*Exercise requirements*.
Pull out every line with the word "Output".

* begin Entries provided *

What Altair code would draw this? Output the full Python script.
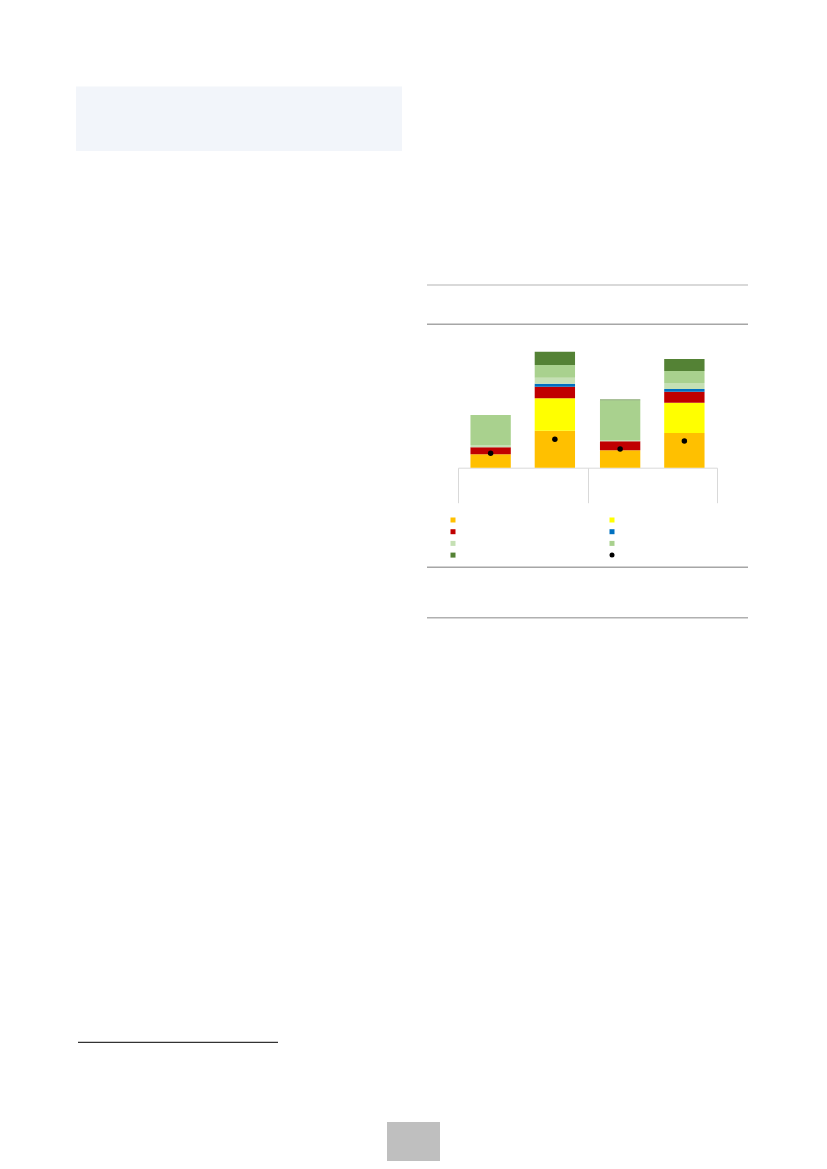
import altair as alt
import pandas as pd

# ---- data (arbitrary units) ----
groups = ["g1", "g1", "g2", "g2"]
subs = ["b1", "b2", "b1", "b2"]
series_names = ["s1", "s2", "s3", "s4", "s5", "s6", "s7", "s8"]
series_colors = ["#FFC000", "#FFFF00", "#C00000", "#0070C0",
                 "#C5E0B4", "#A9D18E", "#548235", "#000000"]
series_shapes = ["square"] * 7 + ["circle"]

s1_orange = [13.4, 37.0, 17.4, 34.7]
s2_yellow = [0.0, 32.4, 0.0, 30.3]
s3_red = [7.0, 11.6, 9.0, 11.0]
s4_blue = [0.0, 3.0, 0.0, 2.7]
s5_pale = [2.3, 6.0, 1.3, 6.0]
s6_green = [30.0, 12.7, 39.7, 12.0]
s7_dark = [0.0, 13.3, 0.7, 12.0]
s8_dots = [14.4, 28.4, 18.7, 26.7]

stack_series = [s1_orange, s2_yellow, s3_red, s4_blue, s5_pale, s6_green, s7_dark]

rows = []
for j, vals in enumerate(stack_series):
    for i in range(4):
        rows.append({"group": groups[i], "sub": subs[i], "series": series_names[j],
                     "value": vals[i], "ord": j})
bar_df = pd.DataFrame(rows)
dot_df = pd.DataFrame({"group": groups, "sub": subs, "series": ["s8"] * 4, "value": s8_dots})

legend = alt.Legend(orient="none", legendX=442.5, legendY=509.5, columns=2,
                    direction="horizontal",
                    title=None, labelExpr="''", labelFontSize=1, labelOffset=0,
                    labelOpacity=0, symbolSize=25, symbolStrokeWidth=0,
                    columnPadding=154, rowPadding=6.7, padding=0)

xscale = alt.Scale(domain=["g1", "g2"], range=[450, 709], paddingInner=0, paddingOuter=0)
xaxis = alt.Axis(labels=False, title=None, domainColor="#d9d9d9", tickColor="#d9d9d9",
                 tickSize=35, tickBand="extent", domainWidth=1, tickWidth=1,
                 offset=-693.3, grid=False)
xoff = alt.XOffset("sub:N", scale=alt.Scale(domain=["b1", "b2"], paddingInner=0.372, paddingOuter=0.194))
yscale = alt.Scale(domain=[0, 120], range=[459.7, 339.7], nice=False, zero=True)
cscale = alt.Scale(domain=series_names, range=series_colors)
sscale = alt.Scale(domain=series_names, range=series_shapes)

bars_layer = alt.Chart(bar_df).mark_bar(opacity=1).encode(
    x=alt.X("group:N", scale=xscale, axis=xaxis),
    xOffset=xoff,
    y=alt.Y("value:Q", stack="zero", scale=yscale, axis=None),
    color=alt.Color("series:N", scale=cscale, legend=legend),
    order=alt.Order("ord:Q"),
)

dots_layer = alt.Chart(dot_df).mark_point(filled=True, size=30, opacity=1).encode(
    x=alt.X("group:N", scale=xscale, axis=xaxis),
    xOffset=xoff,
    y=alt.Y("value:Q", stack=None, scale=yscale, axis=None),
    color=alt.Color("series:N", scale=cscale, legend=legend),
    shape=alt.Shape("series:N", scale=sscale, legend=legend),
)

one = pd.DataFrame({"k": [0]})


def rect(x, x2, y, y2, color):
    return alt.Chart(one).mark_rect(color=color).encode(
        x=alt.value(x), x2=alt.value(x2), y=alt.value(y), y2=alt.value(y2))


def hline(x, x2, y, color, w):
    return alt.Chart(one).mark_rule(color=color, strokeWidth=w).encode(
        x=alt.value(x), x2=alt.value(x2), y=alt.value(y))


decor = [
    rect(68, 394, 78.5, 143, "#f2f5fa"),
    hline(419, 740, 277, "#d9d9d9", 2),
    hline(419, 740, 316.3, "#a6a6a6", 1.5),
    hline(419, 740, 559.3, "#a6a6a6", 1.5),
    hline(419, 740, 609.7, "#b0b0b0", 1.5),
    hline(70, 270, 1034.3, "#000000", 1),
    rect(379, 432, 1114, 1153, "#bfbfbf"),
]

chart = alt.layer(*decor, bars_layer, dots_layer).properties(
    width=811, height=1153, autosize=alt.AutoSizeParams(type="none"), padding=0
).configure_view(stroke=None)

chart.save("out.html", embed_options={"renderer": "svg", "actions": False})
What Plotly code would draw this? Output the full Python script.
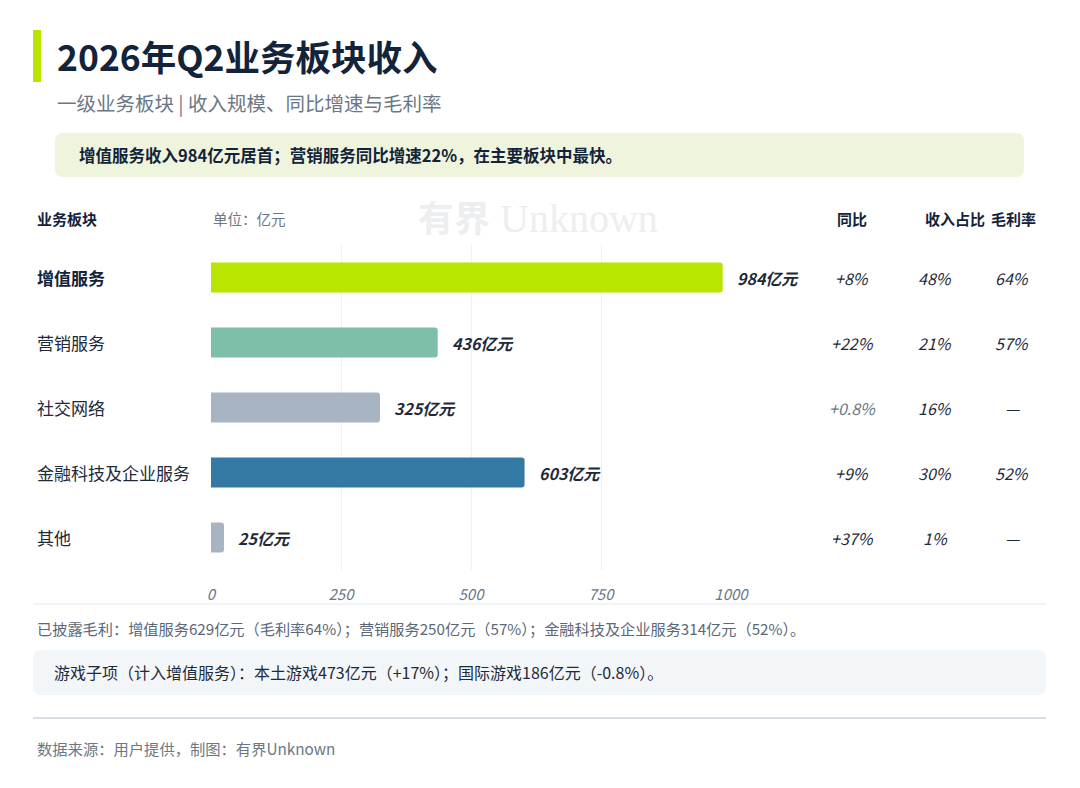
import plotly.graph_objects as go

W, H = 1080, 788

segments = ["增值服务", "营销服务", "社交网络", "金融科技及企业服务", "其他"]
revenue = [984, 436, 325, 603, 25]
yoy = ["+8%", "+22%", "+0.8%", "+9%", "+37%"]
share = ["48%", "21%", "16%", "30%", "1%"]
margin = ["64%", "57%", "—", "52%", "—"]
bar_colors = ["#B8E600", "#7DBFA8", "#A9B4C2", "#3478A4", "#A9B4C2"]
x_ticks = [0, 250, 500, 750, 1000]

title = "2026年Q2业务板块收入"
subtitle = "一级业务板块 | 收入规模、同比增速与毛利率"
highlight = "增值服务收入984亿元居首；营销服务同比增速22%，在主要板块中最快。"
note = "已披露毛利：增值服务629亿元（毛利率64%）；营销服务250亿元（57%）；金融科技及企业服务314亿元（52%）。"
games = "游戏子项（计入增值服务）：本土游戏473亿元（+17%）；国际游戏186亿元（-0.8%）。"
source = "数据来源：用户提供，制图：有界Unknown"

DARK = "#13233A"
TEXT = "#1E2A3A"
GRAY = "#6B7785"
FONT = "Noto Sans CJK SC"


def px(x):
    return x / W


def py(y):
    return 1 - y / H


def rrect(x0, y0, x1, y1, r):
    # rounded rectangle path in paper coords, pixel input
    X0, X1 = px(x0), px(x1)
    Y0, Y1 = py(y0), py(y1)
    rx, ry = r / W, r / H
    return (f"M{X0+rx},{Y0} L{X1-rx},{Y0} Q{X1},{Y0} {X1},{Y0-ry} "
            f"L{X1},{Y1+ry} Q{X1},{Y1} {X1-rx},{Y1} L{X0+rx},{Y1} "
            f"Q{X0},{Y1} {X0},{Y1+ry} L{X0},{Y0-ry} Q{X0},{Y0} {X0+rx},{Y0} Z")


fig = go.Figure()
fig.add_trace(go.Bar(
    x=revenue, y=segments, orientation="h",
    marker=dict(color=bar_colors, line=dict(width=0), cornerradius=3),
    width=0.46, hoverinfo="skip",
))

ann = []


def txt(x, y, s, size, color=TEXT, bold=False, anchor="left", yref="paper", style="normal"):
    ann.append(dict(
        x=px(x), y=py(y) if yref == "paper" else y, xref="paper", yref=yref,
        text=f"<b>{s}</b>" if bold else s, showarrow=False,
        xanchor=anchor, yanchor="middle",
        font=dict(size=size, color=color, family=FONT, style=style),
    ))


# header block
txt(55, 56, title, 35.5, DARK, bold=True)
txt(55, 102, subtitle, 19.5, GRAY)
txt(77, 155, highlight, 16.5, DARK, bold=True)

# table header
txt(35, 218, "业务板块", 15, DARK, bold=True)
txt(211, 218, "单位：亿元", 14.5, GRAY)
txt(852, 218, "同比", 15, DARK, bold=True, anchor="center")
txt(955, 218, "收入占比", 15, DARK, bold=True, anchor="center")
txt(1013, 218, "毛利率", 15, DARK, bold=True, anchor="center")
ann.append(dict(
    x=px(416), y=py(216), xref="paper", yref="paper", xanchor="left", yanchor="middle",
    showarrow=False,
    text="<b>有界</b><span style='font-family:Liberation Serif;font-size:40px'> Unknown</span>",
    font=dict(size=36, color="#ECEEF0", family=FONT),
))

# rows
for i, seg in enumerate(segments):
    txt(35, 0, seg, 17, DARK if i == 0 else TEXT, bold=(i == 0), yref="y")
    ann[-1]["y"] = seg
    ann.append(dict(
        x=revenue[i], y=seg, xref="x", yref="y", xanchor="left", yanchor="middle",
        xshift=12, showarrow=False, text=f"<b>{revenue[i]}亿元</b>",
        font=dict(size=16, color=TEXT, family=FONT, style="italic"),
    ))
    for cx, val in ((852, yoy[i]), (935, share[i]), (1012, margin[i])):
        col = GRAY if val == "+0.8%" else TEXT
        txt(cx, 0, val, 16, col, anchor="center", yref="y", style="italic")
        ann[-1]["y"] = seg

# notes
txt(35, 628, note, 15.2, "#5A6878")
txt(52, 672, games, 16, TEXT)
txt(35, 748, source, 15.3, GRAY)

shapes = [
    dict(type="rect", xref="paper", yref="paper", x0=px(33), x1=px(41), y0=py(82), y1=py(30),
         fillcolor="#B8E600", line=dict(width=0)),
    dict(type="path", xref="paper", yref="paper", path=rrect(55, 133, 1024, 177, 8),
         fillcolor="#EFF5DC", line=dict(width=0), layer="below"),
    dict(type="line", xref="paper", yref="paper", x0=px(33), x1=px(1046), y0=py(604), y1=py(604),
         line=dict(color="#E3E8EE", width=1)),
    dict(type="path", xref="paper", yref="paper", path=rrect(33, 650, 1046, 695, 8),
         fillcolor="#F3F6F9", line=dict(width=0), layer="below"),
    dict(type="line", xref="paper", yref="paper", x0=px(33), x1=px(1046), y0=py(718), y1=py(718),
         line=dict(color="#D8DEE6", width=2)),
]

fig.update_layout(
    width=W, height=H, autosize=False,
    margin=dict(l=0, r=0, t=0, b=0, pad=0),
    paper_bgcolor="white", plot_bgcolor="white",
    showlegend=False,
    font=dict(family=FONT, color=TEXT),
    annotations=ann, shapes=shapes,
    xaxis=dict(
        domain=[px(211), px(731)], range=[0, 1000], automargin=False,
        tickvals=x_ticks, ticktext=[str(t) for t in x_ticks],
        showgrid=True, gridcolor="#EEF1F4", gridwidth=1,
        zeroline=False, showline=False,
        tickfont=dict(size=15, color=GRAY, style="italic"), ticklabelstandoff=14,
        fixedrange=True,
    ),
    yaxis=dict(
        domain=[py(570), py(245)], range=[4.5, -0.5], automargin=False,
        categoryorder="array", categoryarray=segments,
        showticklabels=False, showgrid=False, zeroline=False, fixedrange=True,
    ),
)

fix_page = (
    "document.body.style.margin='0';"
    "document.documentElement.style.overflow='hidden';"
    "document.body.style.overflow='hidden';"
    "var gd=document.getElementById('{plot_id}');"
    "Plotly.relayout(gd,{width:1080,height:788});"
)
fig.write_html("out.html", post_script=fix_page,
               config={"displayModeBar": False, "responsive": False})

* end Entries provided *

*Task answer*.
What Altair code would draw this? Output the full Python script.
What Plotly code would draw this? Output the full Python script.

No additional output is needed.